KNC is the best pro-style, non-running QB in the league bar none.
Sean Brackett (CREDIT: Columbia Athletics)
2) Sean Brackett COLUMBIA
The rising sophomore has all the tools, and unlike almost every other sophomore QB in recent Ivy history, he's already shown them on the field. Brackett has a strong arm, very fast wheels, and impeccable timing and poise running the option. The fact that Brackett was able to play at the level he did just about 11 weeks after he first arrived on campus is remarkable.
Brackett is officially listed at 6-1, but he seems more like 5-10. You expect smaller QB's like that to be quick, but Brackett was quicker than most people expected.
His arm was so much stronger than anyone expected that the first two TD passes of his career against Yale were clearly surprises to the Eli defensive backs who were shorting their coverages on those plays.
Watching Brackett run the option was, quite simply, a thing of beauty.
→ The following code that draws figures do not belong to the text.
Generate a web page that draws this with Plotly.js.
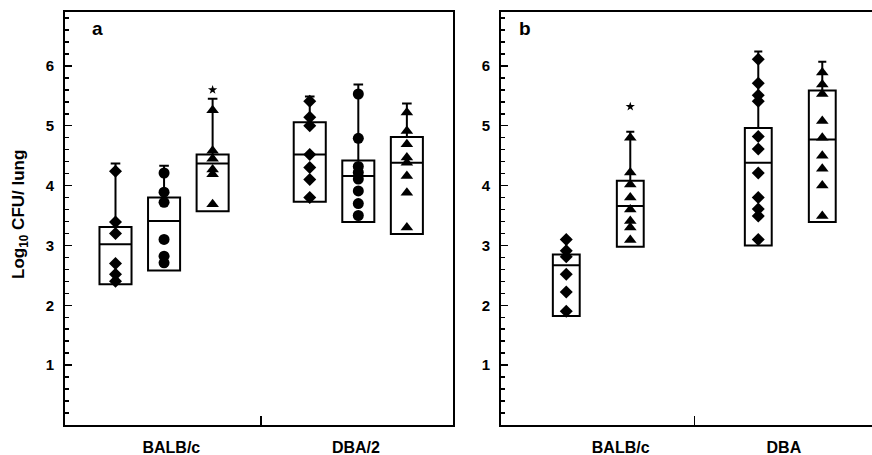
<!DOCTYPE html>
<html>
<head>
<meta charset="utf-8">
<script src="https://cdn.plot.ly/plotly-3.0.1.min.js"></script>
<style>
html, body { margin: 0; padding: 0; overflow: hidden; background: #fff; }
#chart { width: 900px; height: 455px; }
</style>
</head>
<body>
<div id="chart"></div>
<script>
// ---------- Data ----------
// Panel a
const groupLabelsA = ["BALB/c", "DBA/2"];
const boxPosA = [1, 2, 3, 5, 6, 7];
const symbolsA = ["diamond", "circle", "triangle-up", "diamond", "circle", "triangle-up"];
const q1A = [2.35, 2.58, 3.57, 3.73, 3.39, 3.19];
const medianA = [3.02, 3.41, 4.37, 4.52, 4.16, 4.38];
const q3A = [3.31, 3.80, 4.52, 5.06, 4.42, 4.81];
const upperA = [4.37, 4.33, 5.45, 5.49, 5.69, 5.37];
const pointsA1 = [4.24, 3.39, 3.20, 2.70, 2.52, 2.40];
const pointsA2 = [4.21, 3.89, 3.72, 3.10, 2.82, 2.71];
const pointsA3 = [5.26, 4.58, 4.45, 4.27, 4.19, 3.69];
const pointsA4 = [5.41, 5.14, 5.00, 4.52, 4.30, 4.10, 3.80];
const pointsA5 = [5.53, 4.79, 4.32, 4.22, 4.11, 3.91, 3.70, 3.50];
const pointsA6 = [5.22, 4.91, 4.69, 4.47, 4.38, 4.16, 3.88, 3.30];
const starPosA = [3];
const starValA = [5.60];

// Panel b
const groupLabelsB = ["BALB/c", "DBA"];
const boxPosB = [1, 2, 4, 5];
const symbolsB = ["diamond", "triangle-up", "diamond", "triangle-up"];
const q1B = [1.82, 2.98, 3.00, 3.39];
const medianB = [2.67, 3.66, 4.38, 4.77];
const q3B = [2.85, 4.08, 4.96, 5.59];
const upperB = [3.12, 4.90, 6.24, 6.07];
const pointsB1 = [3.10, 2.91, 2.81, 2.52, 2.22, 1.90];
const pointsB2 = [4.80, 4.22, 4.02, 3.80, 3.60, 3.41, 3.30, 3.09];
const pointsB3 = [6.11, 5.71, 5.51, 5.41, 4.82, 4.61, 4.21, 3.80, 3.61, 3.49, 3.10];
const pointsB4 = [5.89, 5.69, 5.53, 5.08, 4.80, 4.50, 4.28, 4.00, 3.49];
const starPosB = [2];
const starValB = [5.32];

const yTitle = "Log<sub>10</sub> CFU/ lung";

// ---------- Build traces ----------
const FONT = "Liberation Sans, Arial, Helvetica, sans-serif";
const traces = [];

function addPanel(xa, ya, pos, q1, med, q3, upper, pointSets, symbols, starPos, starVal, boxWidth) {
  traces.push({
    type: "box", xaxis: xa, yaxis: ya,
    x: pos, q1: q1, median: med, q3: q3,
    lowerfence: q1, upperfence: upper,
    width: boxWidth, whiskerwidth: 0.3,
    fillcolor: "rgba(0,0,0,0)",
    line: { color: "#000", width: 2 },
    boxpoints: false, showlegend: false, hoverinfo: "skip"
  });
  pointSets.forEach((vals, i) => {
    const sym = symbols[i];
    const size = sym === "diamond" ? 10 : 11;
    traces.push({
      type: "scatter", mode: "markers", xaxis: xa, yaxis: ya,
      x: vals.map(() => pos[i]), y: vals,
      marker: { symbol: sym, size: size, color: "#000", line: { width: 0 } },
      showlegend: false, hoverinfo: "skip"
    });
  });
  traces.push({
    type: "scatter", mode: "markers", xaxis: xa, yaxis: ya,
    x: starPos, y: starVal,
    marker: { symbol: "star", size: 7, color: "#000" },
    showlegend: false, hoverinfo: "skip"
  });
}

addPanel("x", "y", boxPosA, q1A, medianA, q3A, upperA,
  [pointsA1, pointsA2, pointsA3, pointsA4, pointsA5, pointsA6], symbolsA, starPosA, starValA, 0.66);
addPanel("x2", "y2", boxPosB, q1B, medianB, q3B, upperB,
  [pointsB1, pointsB2, pointsB3, pointsB4], symbolsB, starPosB, starValB, 0.42);

const W = 900, H = 455;
const yTickFont = { family: FONT, size: 15, color: "#000", weight: 700 };
const xTickFont = { family: FONT, size: 16, color: "#000", weight: 700 };

function yAxis(anchor) {
  return {
    anchor: anchor, domain: [30 / H, 443 / H], range: [0, 6.9],
    tickvals: [1, 2, 3, 4, 5, 6], ticks: "inside", ticklen: 7, tickwidth: 1.5, tickcolor: "#000",
    minor: { dtick: 0.2, tick0: 0, ticks: "inside", ticklen: 4, tickwidth: 1.5, tickcolor: "#000" },
    showline: true, linewidth: 2, linecolor: "#000", mirror: true,
    showgrid: false, zeroline: false, tickfont: yTickFont, ticklabelstandoff: 6
  };
}
function xAxis(anchor, domain, range, labelPos, labels, midTick) {
  return {
    anchor: anchor, domain: domain, range: range,
    tickvals: labelPos, ticktext: labels, ticks: "",
    minor: { tickvals: [midTick], ticks: "inside", ticklen: 9, tickwidth: 1.5, tickcolor: "#000" },
    showline: true, linewidth: 2, linecolor: "#000", mirror: true,
    showgrid: false, zeroline: false, tickfont: xTickFont, ticklabelstandoff: 7
  };
}

const layout = {
  width: W, height: H,
  margin: { l: 0, r: 0, t: 0, b: 0 },
  paper_bgcolor: "#fff", plot_bgcolor: "#fff",
  showlegend: false,
  font: { family: FONT, color: "#000" },
  xaxis: xAxis("y", [65 / W, 453 / W], [-0.04, 7.95], [2.15, 5.95], groupLabelsA, 4),
  yaxis: yAxis("x"),
  xaxis2: xAxis("y2", [501 / W, 885 / W], [-0.02, 5.98], [1.85, 4.4], groupLabelsB, 3),
  yaxis2: yAxis("x2"),
  annotations: [
    { text: yTitle, xref: "paper", yref: "paper", x: 20 / W, y: 1 - 215 / H,
      xanchor: "center", yanchor: "middle", textangle: -90, showarrow: false,
      font: { family: FONT, size: 17, color: "#000", weight: 700 } },
    { text: "a", xref: "paper", yref: "paper", x: 97 / W, y: 1 - 29 / H,
      xanchor: "center", yanchor: "middle", showarrow: false,
      font: { family: FONT, size: 19, color: "#000", weight: 700 } },
    { text: "b", xref: "paper", yref: "paper", x: 525 / W, y: 1 - 29 / H,
      xanchor: "center", yanchor: "middle", showarrow: false,
      font: { family: FONT, size: 19, color: "#000", weight: 700 } }
  ]
};

Plotly.newPlot("chart", traces, layout, { staticPlot: true, displayModeBar: false });
</script>
</body>
</html>
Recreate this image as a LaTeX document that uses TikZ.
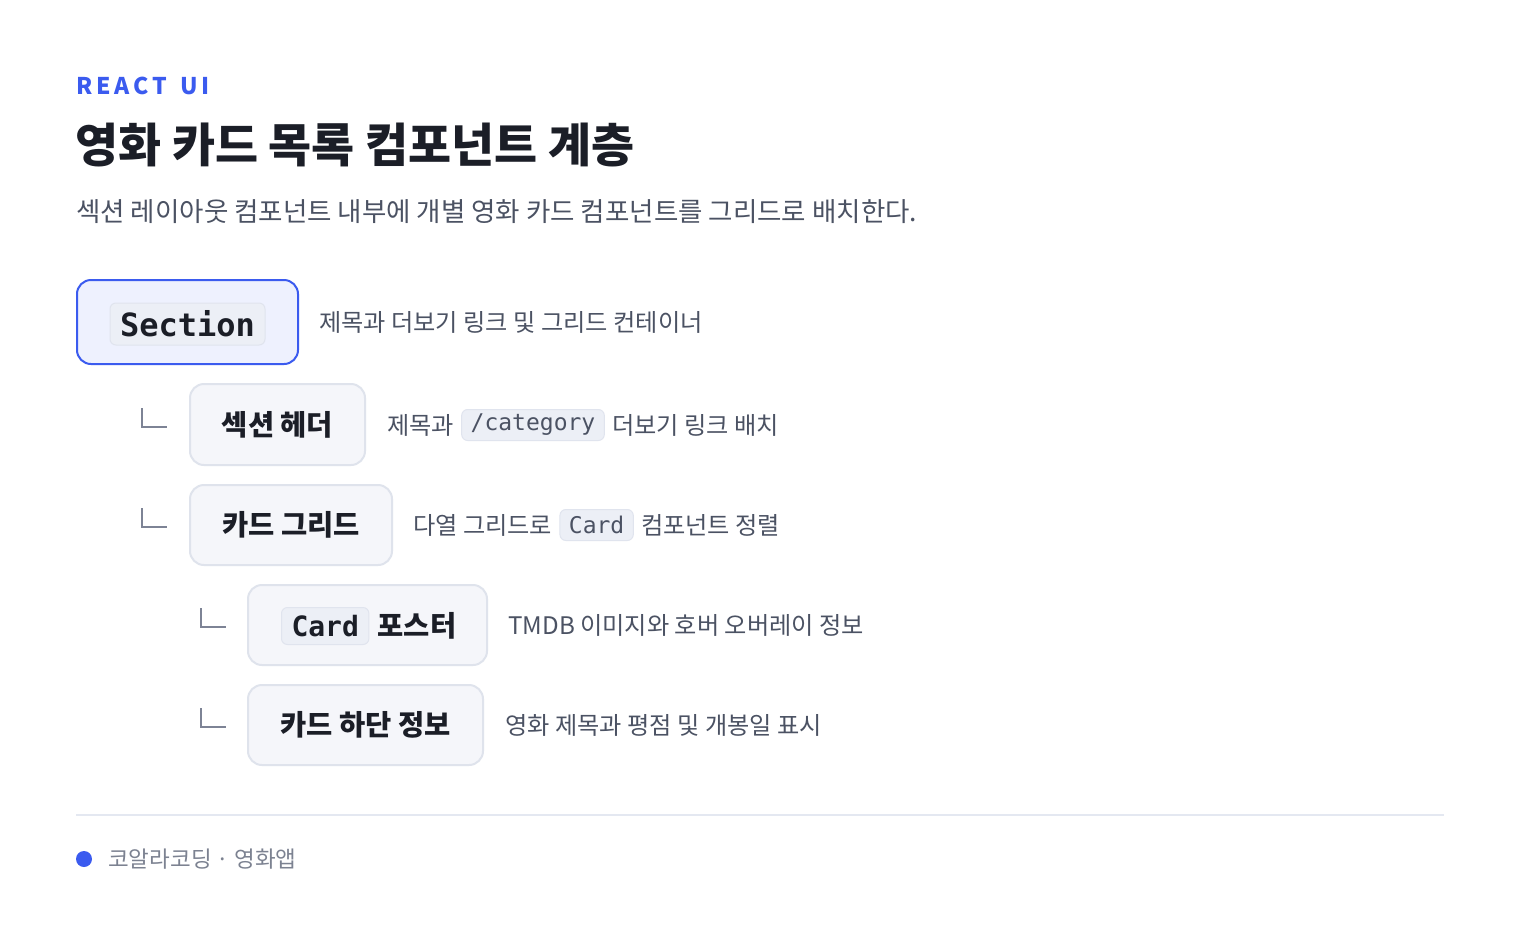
\documentclass[tikz,border=0pt]{standalone}
\usepackage{fontspec}
\setmainfont{Noto Sans CJK KR}
\setmonofont{DejaVu Sans Mono}
\newfontfamily\kickerfont{Noto Sans CJK KR}[LetterSpace=17]
\definecolor{accent}{HTML}{3B5BEF}
\definecolor{ink}{HTML}{1B1E27}
\definecolor{sub}{HTML}{4B5263}
\definecolor{boxfill}{HTML}{F5F6FA}
\definecolor{boxline}{HTML}{DFE3EC}
\definecolor{secfill}{HTML}{EEF1FE}
\definecolor{chipfill}{HTML}{ECEFF6}
\definecolor{chipline}{HTML}{E0E4EE}
\definecolor{tickcol}{HTML}{7D8395}
\definecolor{foot}{HTML}{7C8291}
\definecolor{rule}{HTML}{E4E8F1}
\tikzset{
  box/.style={draw=boxline, line width=2pt, fill=boxfill, rounded corners=14pt, inner sep=0pt},
  secbox/.style={draw=accent, line width=2pt, fill=secfill, rounded corners=14pt, inner sep=0pt},
  nodetext/.style={font=\fontsize{28.5}{34}\selectfont\bfseries, text=ink, inner sep=0pt},
  bigchip/.style={draw=chipline, line width=1pt, fill=chipfill, rounded corners=6pt, inner xsep=10pt, inner ysep=0pt, font=\fontsize{28}{32}\selectfont\ttfamily\bfseries, text=ink},
  desc/.style={font=\fontsize{24.2}{30}\selectfont, text=sub, inner sep=0pt, anchor=west},
  smallchip/.style={draw=chipline, line width=1pt, fill=chipfill, rounded corners=6pt, inner xsep=9pt, minimum height=31pt, font=\fontsize{23}{28}\selectfont\ttfamily, text=sub, anchor=west},
  tick/.style={draw=tickcol, line width=2pt},
}
\begin{document}
\begin{tikzpicture}[x=1pt,y=-1pt]
\useasboundingbox[fill=white] (0,0) rectangle (1520,951);

% header
\node[anchor=base west, inner sep=0pt, text=accent, font=\kickerfont\fontsize{23}{27}\selectfont\bfseries] (kicker) at (76,94) {REACT\hspace{4pt} UI};
\node[anchor=west, inner sep=0pt, text=ink, font=\fontsize{46.8}{54}\selectfont\bfseries] (title) at (75,145) {영화 카드 목록 컴포넌트 계층};
\node[anchor=west, inner sep=0pt, text=sub, font=\fontsize{26.5}{32}\selectfont] (subtitle) at (76,212) {섹션 레이아웃 컴포넌트 내부에 개별 영화 카드 컴포넌트를 그리드로 배치한다.};

% level 0
\node[secbox, minimum width=221pt, minimum height=84pt] (sec) at (187.5,322) {};
\node[bigchip, font=\fontsize{32}{36}\selectfont\ttfamily\bfseries, minimum height=42pt, minimum width=155pt] (secchip) at (187.5,324) {Section};
\node[desc] (d1) at (319,322) {제목과 더보기 링크 및 그리드 컨테이너};

% level 1: header
\coordinate (t2) at (142,408);
\draw[tick] (t2) |- ++(25,19);
\node[box, minimum width=175pt, minimum height=81pt] (hdr) at (277.5,424.5) {};
\node[nodetext] (hdrtxt) at (hdr.center) {섹션 헤더};
\node[desc] (d2a) at (387,425) {제목과};
\node[smallchip] (d2b) at ([xshift=7pt]d2a.east) {/category};
\node[desc] (d2c) at ([xshift=7pt]d2b.east) {더보기 링크 배치};

% level 1: grid
\coordinate (t3) at (142,508);
\draw[tick] (t3) |- ++(25,19);
\node[box, minimum width=202pt, minimum height=80pt] (grid) at (291,525) {};
\node[nodetext] (gridtxt) at (grid.center) {카드 그리드};
\node[desc] (d3a) at (413,525) {다열 그리드로};
\node[smallchip] (d3b) at ([xshift=7pt]d3a.east) {Card};
\node[desc] (d3c) at ([xshift=7pt]d3b.east) {컴포넌트 정렬};

% level 2: poster
\coordinate (t4) at (201,608);
\draw[tick] (t4) |- ++(25,19);
\node[box, minimum width=239pt, minimum height=80pt] (poster) at (367.5,625) {};
\node[bigchip, minimum height=37pt, anchor=west] (posterchip) at (281,626) {Card};
\node[nodetext, anchor=west] (postertxt) at ([xshift=8pt]posterchip.east) {포스터};
\node[desc] (d4) at (508,625) {TMDB 이미지와 호버 오버레이 정보};

% level 2: footer info
\coordinate (t5) at (201,708);
\draw[tick] (t5) |- ++(25,19);
\node[box, minimum width=235pt, minimum height=80pt] (info) at (365.5,725) {};
\node[nodetext] (infotxt) at (info.center) {카드 하단 정보};
\node[desc] (d5) at (505,725) {영화 제목과 평점 및 개봉일 표시};

% footer
\coordinate (r1) at (76,815);
\coordinate (r2) at (1444,815);
\draw[draw=rule, line width=2pt] (r1) -- (r2);
\node[circle, fill=accent, inner sep=0pt, minimum size=16pt] (dot) at (84,859) {};
\node[anchor=west, inner sep=0pt, text=foot, font=\fontsize{22.5}{27}\selectfont] (foottxt) at (108,859) {코알라코딩 · 영화앱};
\end{tikzpicture}
\end{document}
The timing and crispness of his tosses were something I'd more expect to see from your typical 7th year senior playing at Oklahoma rather than an Ivy frosh. He also had a better than 7 yards per attempt passing average, an absolute rarity in college. When he trots onto the field wearing that #10, he really reminds me of Fran Tarkenton.
Fran Tarkenton goes under center
The knocks on Brackett are he did seem to try too hard a few times and he had two crucial fumbles after big gains when he tried to milk just a little more out of the play than necessary. You also have to worry that he will get injured if he continues to run so often.
But if the worst things you can say about a QB are that he tries too hard and might get hurt, you're in good shape.
3) Collier Winters HARVARD
A big part of me would like to see the very talented and hard working Collier Winters have a monster senior season in 2010. It would be fun to see the Hatch hype burst and reward this young man who had to wait a long time to get his starting job and still might lose it again.
Winters can also run very well and his TD-to-INT ratio was the best in the league.
But he's still not the best passer overall, and he will not have the luxury of the graduation Matt Luft to throw to this fall.
BEST OF THE REST
Keiffer Garton PENN
When he's healthy, he's also a complete package. He runs hard, and as Columbia learned the hard way last year, Garton can also thread the needle with super passes into coverage.
The trouble is, the rising senior is barely healthy enough to be considered a safe bet to start consistently for Penn in 2010. I still don't think Garton's knee is going to be 100% or even 90% for the fall or anytime. It's not like Penn doesn't have some great alternatives, namely Billy Ragone who looked very good in limited duty last season.
The best news for Garton is that if he can get that knee working well enough, he'll have a very experienced offensive line in front of him and one of the best running backs in the Ivies, Lyle Marsh, behind him.
Patrick Witt YALE
Witt's best moments came last year in the second half against Columbia when he brought the Elis back to win the game with a series of brilliant quick-release passes. That's what earned him a starting job briefly at Nebraska before he transferred away from Lincoln.
Unfortunately for Yale, Witt rarely played like that the rest of the season. But he has the right tools to be more of a positive factor in 2010 if he can show the maturity another year of adjusting in New Haven should give him. He also needs to find a way to scramble better and cut down on his interceptions. Witt threw one pick for every 21 passes thrown in 2009.